Garzke and Dulin project that a finalized No. 3 design would have had a full-load displacement of 55125 LT, which would have included lengthening the hull to 270 m with the same beam of 35.5 m. At these dimensions, the draft would have been 9.25 m, and with 197200 shp, the ship could have been propelled at a speed of at least 30 knots. They estimate that the projected battery of twenty-four 100 mm guns would have been cut in half, in line with the other variants, and eighteen 37 mm guns would have been carried. They expect the belt would have been increased to a maximum of 360 mm with an incline of 15.5 degrees from the vertical to improve its resistance to long-range fire. According to their design study, the main deck would have been reduced slightly, to 170 mm over the magazines and 150 mm over the propulsion machinery spaces.

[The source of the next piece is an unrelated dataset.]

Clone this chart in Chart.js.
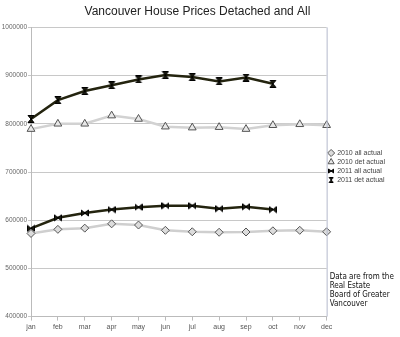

Two of the new ships were authorized on 1 April 1940. The first vessel was slated to be laid down at the No. 1 slipway at Saint-Nazaire after Joffre was to be launched in 1941, displacing Painlevé, which was not reallocated to another builder before the program ended. The second member of the class was to be laid down in 1942 in the new No. 10 dock in Brest, which was to have been completed by that time. On 15 May 1940, the navy proposed four names for the first two ships for Darlan to select; these were Alsace, Normandie, Flandre, and Bourgogne. According to Garzke and Dulin, the government considered authorizing two more vessels, though no contracts were placed. Initial orders for building material were scheduled for mid-1940, but following the German victory in the Battle of France by June, all French naval construction programs came to an end.